Believe it or not, florists do a whole lot more than just provide your wedding flowers. Many offer rentals (where do you think all those cool vases and votive candles come from?), and they coordinate closely with other vendors involved in your wedding's design (like your planner and the cake baker) to help create a cohesive look.
In order for your florist to truly understand your vision, as well as fit seamlessly into the team of pros you've selected for your wedding day, they need to know a lot more about your wedding than just how many centerpieces and boutonnieres you'll need. San Francisco-based floral designer Kiana Underwood, the creative mind behind Tulipina, broke down all the things she needs to know from her clients — and some of her insights might surprise you!
Who is your photographer?
Says Underwood, "Picking a photographer is probably the most important part of your wedding, as the results (their images) will stay with you forever." She recommends finding a photographer who captures the whole story and is exceptional with details, including flowers. "Very few photographers focus adequately on tableware, place settings, florals, paper goods, etc. The best wedding photographers tell a story through the details."

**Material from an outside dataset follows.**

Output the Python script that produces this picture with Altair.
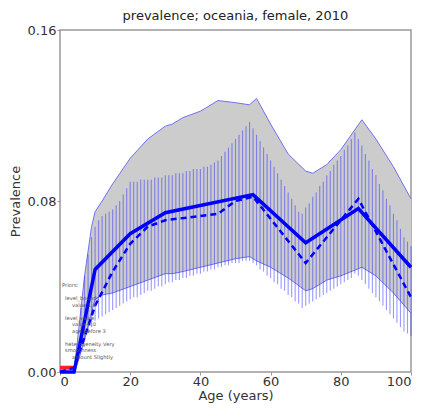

Who is your wedding planner?
Underwood strongly believes that a great planner is worth the investment. "With a talented planner in charge, you'll be free from stress leading up to and on the wedding day, which makes for a significantly better experience for everyone involved," she explains. Florists included!
What is your budget?
A florist will want to know what you're working with, as that determines what types of arrangements they can create for you (and whether the floral designer in question is the right fit for your event.) "If you're looking at top floral designers, expect a minimum of around $20,000," says Underwood.
Where is your venue?
More than just the location, florists will want to know if your wedding will be outdoors or tented. "Direct, hot sunlight is a florist's worst nightmare!" Underwood explains. "Your floral designer will love you if you have a tent or other shade to keep direct sunlight off of the florals. After all, it's not just our business, but our art, realized."
What is your vision for the ceremony and reception?
The more details you can supply up front, the better. "We'll be able to give you a more accurate proposal if we have a clear idea of what you're hoping your wedding will look and feel like," says Underwood. And of course, a more cohesive inspiration board will make nailing down your vision that much easier!
What will the wedding day itself look like?
After you've booked your florist, make sure to share everything, from the timeline to the number of tables you'll have to how big your wedding party is. "Counts and sizes are the most important thing for us to know when creating a proposal," says Underwood. This includes the sizes of your tables, any bars or other areas you'll want decorated, how big the arch will be for your ceremony, and more. "This is where working with a seasoned wedding planner really comes into play," she emphasizes.
What's your favorite flower? Why?
"This is one of my favorite ways to connect with the bride," says Underwood. "It enables me to add more personal touches to the florals to make the day more special." Whether you love lilacs, peonies, calla lilies, or ranunculus, it's a way for your florist to weave your personality into the designs.
Other important things to share
Make sure you also tell your florist how many people are in your wedding party (and how many other people will need personal flowers), any flowers you dislike or are allergic to, and what your wedding dress and the bridesmaids' dresses will look like, so he or she can create bouquets that fit both the scale and style of your gown.